Larmantine wrote:
Wow, that's a lot of cash... Yes that's a typical killbox. Although when I read that you said your base was in a mountain, that's not what I imagined. I imagined that you're (just as me) dug up in a big-ass mountain that covers half of the map.
Oh gods no. I only had enough mountains on my map to put the living quarters and key production facilities within them, and they're still partially exposed due to having connected a few smaller mountains together with structures I built, so those are still vulnerable to mortars. The only thing the mountains did for me really is allow me to not have key facilities or characters get randomly blown up, while I still had to deal with fires and explosions in my courtyard area, which still could hurt an awful lot.
But yeah, I could see how having a map covered in mountains could wind up feeling really cheap. I just had enough that they were basically a limited resource that I had to plan around.
Don't the raiders usually destroy your walls?
No, all my walls were granite and thus really tough. I basically saved all the granite I found for building walls, and all other stone for making art. There's also no way into my central base without going through mountain side (or double thick granite walls in some areas), and my peeps were usually hidden in the interior whenever an attack occurred.
If they were to destroy any of the single thick walls, they'd just wind up in my storage rooms and then inevitably in my courtyard where my turrets are, and in practice, that never happened.
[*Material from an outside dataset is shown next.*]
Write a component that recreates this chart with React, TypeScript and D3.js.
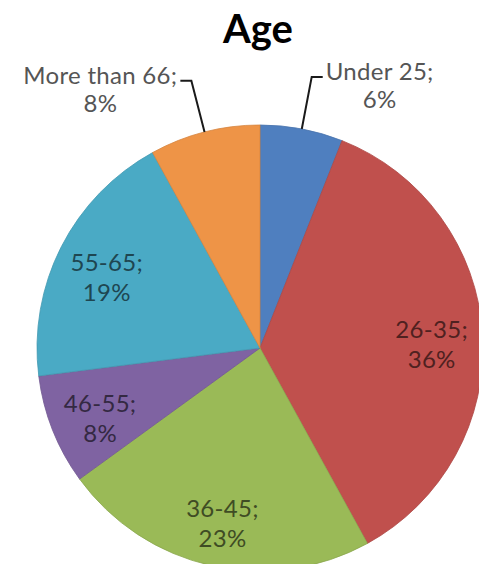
import * as React from 'react';
import {useEffect, useRef} from 'react';
import * as d3 from 'd3';

const categories = ['Under 25', '26-35', '36-45', '46-55', '55-65', 'More than 66'];
const shares = [6, 36, 23, 8, 19, 8];
const colors = ['#4F7FBF', '#C0504D', '#9ABA57', '#7F63A2', '#4AAAC5', '#EE9447'];
const outsideLabels = ['Under 25', 'More than 66'];

const width = 479;
const height = 564;
const cx = 260;
const cy = 348;
const radius = 223;

const App = () => {
    const ref = useRef<SVGSVGElement>(null);

    useEffect(() => {
        const svg = d3.select(ref.current);
        svg.selectAll('*').remove();

        const data = categories.map((c, i) => ({label: c, value: shares[i], color: colors[i]}));
        const pie = d3.pie<any>().sort(null).value(d => d.value);
        const arcs = pie(data);
        const arc = d3.arc<any>().innerRadius(0).outerRadius(radius);
        const labelArc = d3.arc<any>().innerRadius(172).outerRadius(172);

        svg.append('text')
            .attr('x', 258)
            .attr('y', 43)
            .attr('text-anchor', 'middle')
            .attr('font-family', 'Lato, sans-serif')
            .attr('font-weight', 'bold')
            .attr('font-size', 40)
            .attr('fill', '#000')
            .text('Age');

        const g = svg.append('g').attr('transform', `translate(${cx},${cy})`);

        g.selectAll('path.slice')
            .data(arcs)
            .join('path')
            .attr('class', 'slice')
            .attr('d', arc)
            .attr('fill', d => d.data.color)
            .attr('stroke', d => d3.color(d.data.color)!.darker(0.3).toString())
            .attr('stroke-width', 0.8);

        // inside labels
        arcs.filter(d => !outsideLabels.includes(d.data.label)).forEach(d => {
            const [x, y] = labelArc.centroid(d);
            const t = g.append('text')
                .attr('text-anchor', 'middle')
                .attr('font-family', 'Lato, sans-serif')
                .attr('font-size', 24)
                .attr('letter-spacing', 0.3)
                .attr('fill', d3.color(d.data.color)!.darker(2.5).toString());
            t.append('tspan').attr('x', x).attr('y', y + 1).text(`${d.data.label};`);
            t.append('tspan').attr('x', x).attr('y', y + 31).text(`${d.data.value}%`);
        });

        // outside labels with leader lines
        arcs.filter(d => outsideLabels.includes(d.data.label)).forEach(d => {
            const mid = (d.startAngle + d.endAngle) / 2;
            const p0 = [Math.sin(mid) * radius, -Math.cos(mid) * radius];
            const r1 = 276;
            const p1 = [Math.sin(mid) * r1, -Math.cos(mid) * r1];
            const side = Math.sin(mid) >= 0 ? 1 : -1;
            const p2 = [p1[0] + side * 11, p1[1]];

            g.append('path')
                .attr('d', d3.line()([p0, p1, p2] as [number, number][]))
                .attr('fill', 'none')
                .attr('stroke', '#1a1a1a')
                .attr('stroke-width', 2);

            const t = g.append('text')
                .attr('text-anchor', 'middle')
                .attr('font-family', 'Lato, sans-serif')
                .attr('font-size', 24)
                .attr('letter-spacing', 0.3)
                .attr('fill', '#555');
            const l1 = t.append('tspan').attr('y', p1[1] + 3).text(`${d.data.label};`);
            const w = (l1.node() as SVGTSpanElement).getComputedTextLength();
            const x = p2[0] + side * (w / 2 + 3);
            l1.attr('x', x);
            t.append('tspan').attr('x', x).attr('y', p1[1] + 31).text(`${d.data.value}%`);
        });
    }, []);

    return (
        <svg ref={ref} width={width} height={height}
             style={{position: 'absolute', left: 0, top: 0, background: '#fff'}}/>
    );
};

export default App;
I was planning on thickening the walls at some point, but they never took sufficient damage for me to get worried about it and make it a priority.
I have this prosthophile-hauler guy that has a jogging and brawler trait and two bionic legs. He's incredibly fast, compared to others, and usually just flanks every raider and kills them from behind with his scyther blade and his personal shield, while one my badass construction thugs, Dmitri, shoots everyone with his centipede minigun while others cover him with snipers. The bionic guy usually just finishes the job by chasing down stragglers and cowards.
Ummm...yeah, no, that doesn't even sound like the same game I was playing :)
My guys generally couldn't hit the broad side of a barn, had crappy equipment, and I was playing almost entirely defensively. I wouldn't let them engage in direct combat unless I either had no choice or unless I had first called in a couple of waves of military support from other colonies to soften up the opposition (I blew tons of cash on that over the course of the game). Eventually I had one dude with a sniper rifle that was able to pick off mechs from a sufficient distance that I wouldn't get shot in return, but that's as close as I ever came to owning anything in combat, and I usually used it to hit the AI canister to piss off the mechs and lead them into my kill box.
Now in hindsight I probably could have focused more on leveling up my combat skills, but the impression I got very early on was that combat was so deadly, and opponents would arrive in such numbers, that it wasn't worth it to risk my colonists on it.
EDIT 2: BTW, I don't quite get the stockpile chains/priorities. As I understand there are materials delivered for Olga, and she crafts the art and puts in the same stockpile where she takes materials from. How do you make that the finished art is then carried from that stockpile to the orbital beacon? Does she just dump in the closest stockpile, ignoring the priorities?
I let the artists deliver the final product to the outgoing stockpile. I just had the different stockpiles set to allow for different items to make that bit happen. Towards the end I noticed the workbench had the option on it to just drop the final product on the ground instead of delivering it somewhere, and I suspect if you have that set you can get your haulers to do that part. By that point though I already had so much cash that I didn't bother with it.
Will spoiler some of the following as it's a bit of a cheap way to game the system once you know about it, and I'm glad I only figured it out on my own later in the game:
That part might require some balancing, as if you manage to get a colonist that is passionate about art, initial skill level doesn't really matter as they'll level up super fast. I think Olga there started at level 5 and after a year or so making small statues full time was level 19 and occasionally making masterpieces which I could sell for a couple of grand. By the end I was causing the exotic merchants that arrived to totally run out of cash when they visited, and my second sculpture wasn't even very high level yet.
Keep in mind the money I have there is *after* I've bought a shit-load of resources to build my ship too, so I actually had way more than that.
Larmantine wrote:I played on rough difficulty. Definitely will higher it.
Yeah, that's too bad. I was actually thinking that this is one of the best balanced games I've played in a long time, which is particularly impressive given it's early access.
I know that now that I've figured a lot of stuff out, it would be much easier on a second go, but this game I felt like I was constantly on the verge of disaster right up until the end, and I'm really glad I got to experience it fresh that way going in with zero knowledge. I think it's a big part of what made it so addictive for me, as there always seemed to be something I needed to work on to prevent things spiraling into chaos.
The difficulty menu is a little ambiguous in that Cassandra is selected by default, but there's no difficulty level assigned by default. After considering it, I chose challenging as the most likely to be the one that was balanced since all other difficulty levels are described relative to it.